Do not repeat pictures. Repeat exactly the lines of the listing below from its first line through the line with "years = np.arange(1887, 2012)".

--- Start of Source material ---

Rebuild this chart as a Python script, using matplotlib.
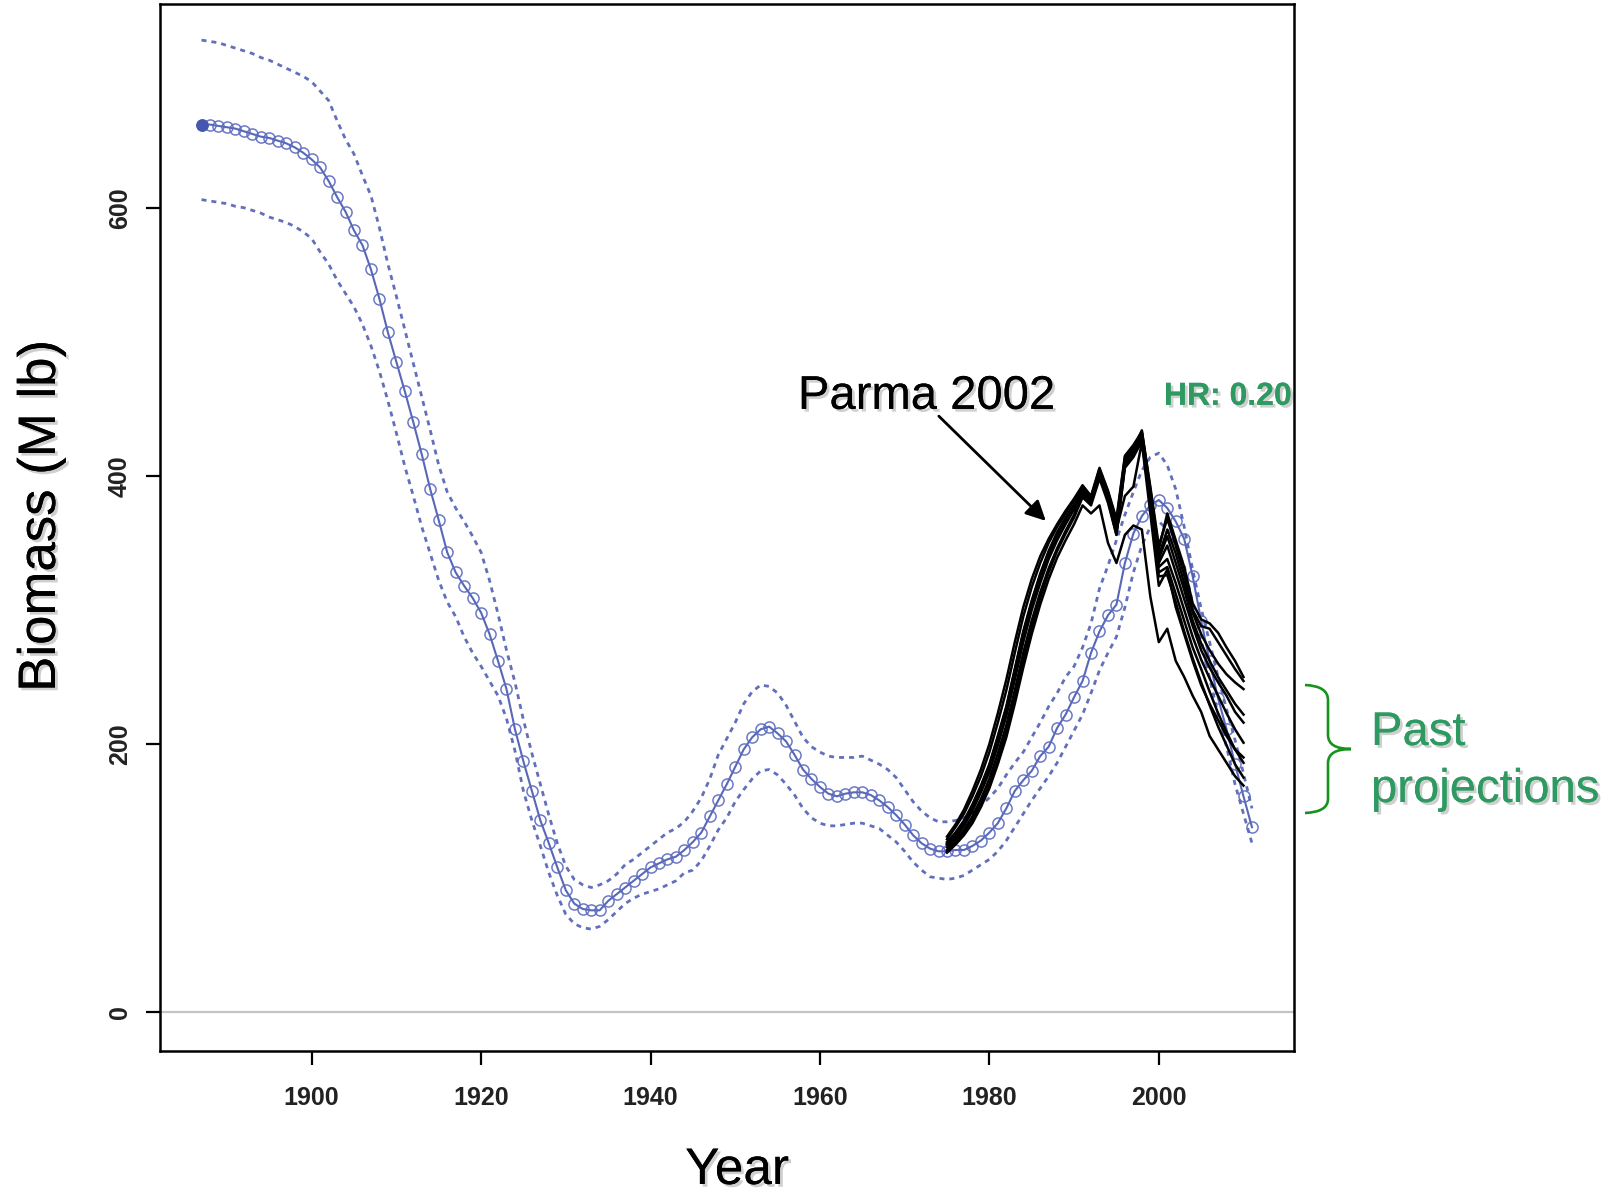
import numpy as np
import matplotlib
matplotlib.use('Agg')
import matplotlib.pyplot as plt
import matplotlib.patheffects as pe
from matplotlib.path import Path
from matplotlib.patches import PathPatch

# stock assessment estimates, 1887-2011 (M lb)
years = np.arange(1887, 2012)

biomass = [662, 662, 661, 660, 659, 657, 655, 653, 652, 650,
           648, 645, 641, 636, 630, 620, 608, 597, 583, 572,
           554, 532, 507, 485, 463, 440, 416, 390, 367, 343,
           328, 318, 309, 298, 282, 262, 241, 211, 187, 165,
           143, 126, 108, 91, 81, 77, 76, 76, 83, 88,
           93, 98, 103, 108, 111, 114, 116, 121, 127, 134,
           146, 158, 170, 183, 196, 205, 211, 213, 208, 202,
           192, 181, 174, 168, 163, 161, 163, 164, 164, 162,
           158, 153, 147, 140, 132, 126, 122, 120, 120, 121,
           121, 124, 128, 134, 141, 152, 165, 173, 180, 191,
           198, 212, 222, 235, 247, 268, 284, 296, 304, 335,
           357, 370, 378, 382, 376, 366, 353, 325, 292, 262,
           234, 211, 185, 161, 138]

upper = [725, 724, 723, 721, 719, 717, 715, 712, 710, 707,
         704, 701, 698, 694, 687, 680, 665, 651, 640, 624,
         609, 585, 558, 534, 509, 484, 459, 434, 408, 388,
         376, 366, 355, 343, 322, 297, 270, 246, 218, 193,
         170, 147, 126, 109, 99, 95, 93, 95, 98, 103,
         110, 114, 119, 124, 129, 134, 137, 142, 150, 160,
         174, 192, 204, 216, 230, 239, 244, 243, 238, 229,
         217, 205, 198, 194, 191, 190, 190, 190, 191, 188,
         185, 181, 175, 166, 157, 150, 145, 142, 142, 143,
         145, 148, 154, 160, 167, 177, 186, 194, 205, 216,
         228, 238, 250, 258, 272, 290, 316, 333, 352, 371,
         388, 404, 414, 417, 408, 390, 362, 330, 301, 276,
         250, 226, 203, 178, 152]

lower = [606, 605, 604, 603, 601, 600, 598, 596, 593, 591,
         589, 586, 582, 577, 567, 558, 546, 536, 526, 513,
         497, 478, 456, 432, 407, 385, 362, 342, 322, 306,
         295, 280, 268, 258, 247, 236, 219, 195, 165, 143,
         124, 104, 87, 73, 66, 63, 62, 64, 69, 75,
         81, 85, 88, 90, 92, 95, 98, 104, 106, 113,
         124, 136, 145, 157, 166, 174, 180, 181, 177, 170,
         162, 152, 145, 141, 139, 139, 140, 141, 141, 139,
         137, 132, 127, 120, 112, 106, 101, 100, 99, 100,
         102, 106, 110, 114, 120, 128, 138, 148, 158, 167,
         176, 186, 198, 210, 222, 238, 255, 268, 280, 302,
         328, 348, 362, 366, 360, 348, 333, 305, 278, 249,
         222, 198, 170, 148, 126]

# past assessments (retrospective runs), 1975-2010
past_years = np.arange(1975, 2011)
past_runs = [
    [127, 134, 143, 155, 169, 185, 206, 228, 256, 284, 307, 327, 344, 358, 369, 379,
     390, 383, 404, 386, 362, 412, 420, 434, 390, 345,
     372, 352, 332, 305, 293, 290, 283, 272, 262, 250],
    [125, 132, 141, 152, 166, 182, 202, 224, 252, 280, 304, 324, 341, 355, 366, 377,
     388, 381, 402, 384, 360, 410, 418, 430, 385, 340,
     360, 342, 320, 298, 282, 270, 260, 252, 246, 241],
    [123, 130, 139, 150, 164, 179, 199, 221, 248, 276, 300, 320, 338, 352, 364, 375,
     386, 380, 400, 382, 356, 408, 416, 428, 380, 335,
     348, 328, 308, 288, 270, 257, 246, 236, 224, 216],
    [129, 138, 148, 161, 176, 194, 216, 240, 268, 295, 317, 335, 350, 362, 372, 382,
     392, 384, 405, 388, 366, 414, 422, 432, 388, 332,
     338, 320, 300, 280, 263, 249, 236, 223, 211, 201],
    [120, 126, 134, 144, 156, 170, 188, 209, 234, 262, 287, 309, 328, 344, 357, 369,
     384, 378, 398, 380, 356, 406, 414, 426, 378, 328,
     332, 312, 292, 272, 256, 239, 223, 209, 196, 186],
    [121, 128, 136, 146, 159, 174, 193, 214, 240, 268, 292, 313, 331, 346, 359, 371,
     387, 380, 401, 383, 358, 409, 417, 429, 382, 325,
     326, 306, 284, 264, 246, 229, 213, 199, 185, 175],
    [119, 125, 132, 141, 153, 167, 185, 205, 230, 257, 282, 304, 323, 339, 352, 364,
     378, 372, 378, 350, 335, 356, 363, 360, 310, 276,
     286, 262, 250, 236, 224, 206, 196, 186, 176, 169],
    [126, 133, 142, 153, 167, 183, 203, 226, 254, 282, 305, 325, 342, 356, 368, 378,
     389, 382, 403, 385, 360, 385, 392, 425, 372, 318,
     330, 302, 282, 262, 244, 230, 218, 206, 196, 190],
    [125, 133, 142, 154, 168, 184, 205, 227, 255, 283, 306, 326, 343, 357, 368, 378,
     389, 382, 402, 384, 362, 411, 419, 431, 386, 338,
     355, 335, 315, 292, 275, 262, 250, 240, 230, 222],
    [131, 140, 151, 165, 181, 200, 223, 248, 276, 302, 323, 340, 353, 364, 374, 383,
     393, 385, 406, 389, 368, 415, 423, 433, 392, 348,
     368, 348, 326, 300, 288, 286, 276, 266, 256, 247],
]

xticks = [1900, 1920, 1940, 1960, 1980, 2000]
yticks = [0, 200, 400, 600]

blue = '#4657B0'
green = '#2E9A62'
shadow = [pe.withSimplePatchShadow(offset=(2, -2), shadow_rgbFace='#777777', alpha=0.35), pe.Normal()]

W, H = 1614, 1193
fig = plt.figure(figsize=(W / 100, H / 100), dpi=100)
ax = fig.add_axes([159.5 / W, 1 - 1051 / H, (1294 - 159.5) / W, (1051 - 4) / H])

# zero line
ax.axhline(0, color='#c4c4c4', lw=1.6, zorder=1)

# estimate with interval
ax.plot(years, upper, color=blue, lw=2, ls=(0, (1.8, 1.8)), alpha=0.85, zorder=2)
ax.plot(years, lower, color=blue, lw=2, ls=(0, (1.8, 1.8)), alpha=0.85, zorder=2)
ax.plot(years, biomass, color=blue, lw=1.5, marker='o', ms=8, mfc='none',
        mec='#5b6bc0', mew=1.1, alpha=0.9, zorder=3)
ax.plot(years[:1], biomass[:1], 'o', color=blue, ms=8, zorder=3)

# past projections
for run in past_runs:
    ax.plot(past_years, run, color='black', lw=1.8, zorder=4)

ax.set_xlim(1882.04, 2015.96)
ax.set_ylim(-28.92, 751.92)
ax.set_xticks(xticks)
ax.set_yticks(yticks)
ax.set_xticklabels([str(t) for t in xticks])
ax.set_yticklabels([str(t) for t in yticks], rotation=90, va='center')
for lab in ax.get_xticklabels() + ax.get_yticklabels():
    lab.set_family('Liberation Sans')
    lab.set_fontsize(18)
    lab.set_fontweight('bold')
    lab.set_color('#222222')
ax.tick_params(axis='x', length=10, width=1.6, pad=15)
ax.tick_params(axis='y', length=10, width=1.6, pad=10)
for s in ax.spines.values():
    s.set_linewidth(1.8)

# annotations
ax.text(1972.6, 450, 'Parma 2002', fontsize=34, family='Liberation Sans',
        ha='center', va='baseline', path_effects=shadow, zorder=6)
ax.annotate('', xy=(1986.9, 365), xytext=(1973.8, 446),
            arrowprops=dict(arrowstyle='-|>', color='black', lw=2, mutation_scale=30), zorder=6)
ax.text(2000.6, 453, 'HR: 0.20', fontsize=23, family='Liberation Sans', weight='bold',
        color=green, ha='left', va='baseline', path_effects=shadow, zorder=6)

fig.text(41 / W, 1 - 516 / H, 'Biomass (M lb)', rotation=90, fontsize=38,
         family='Liberation Sans', ha='center', va='center', path_effects=shadow)
fig.text(737 / W, 1 - 1184 / H, 'Year', fontsize=37, family='Liberation Sans',
         ha='center', va='baseline', path_effects=shadow)

fig.text(1371 / W, 1 - 745 / H, 'Past', fontsize=34, family='Liberation Sans',
         color=green, ha='left', va='baseline', path_effects=shadow)
fig.text(1371 / W, 1 - 802 / H, 'projections', fontsize=34, family='Liberation Sans',
         color=green, ha='left', va='baseline', path_effects=shadow)

# curly brace next to the projections
pts = [(1305, 685), (1328, 686), (1328, 700), (1328, 735), (1328, 749), (1351, 749),
       (1328, 749), (1328, 763), (1328, 799), (1328, 812), (1305, 813)]
codes = [Path.MOVETO, Path.CURVE3, Path.CURVE3, Path.LINETO, Path.CURVE3, Path.CURVE3,
         Path.CURVE3, Path.CURVE3, Path.LINETO, Path.CURVE3, Path.CURVE3]
brace = Path([(x / W, 1 - y / H) for x, y in pts], codes)
fig.add_artist(PathPatch(brace, transform=fig.transFigure, fill=False,
                         edgecolor='#16931c', lw=1.9))

fig.savefig('out.png', dpi=100)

--- End of Source material ---

## Answer to the problem:
Rebuild this chart as a Python script, using matplotlib.
import numpy as np
import matplotlib
matplotlib.use('Agg')
import matplotlib.pyplot as plt
import matplotlib.patheffects as pe
from matplotlib.path import Path
from matplotlib.patches import PathPatch

# stock assessment estimates, 1887-2011 (M lb)
years = np.arange(1887, 2012)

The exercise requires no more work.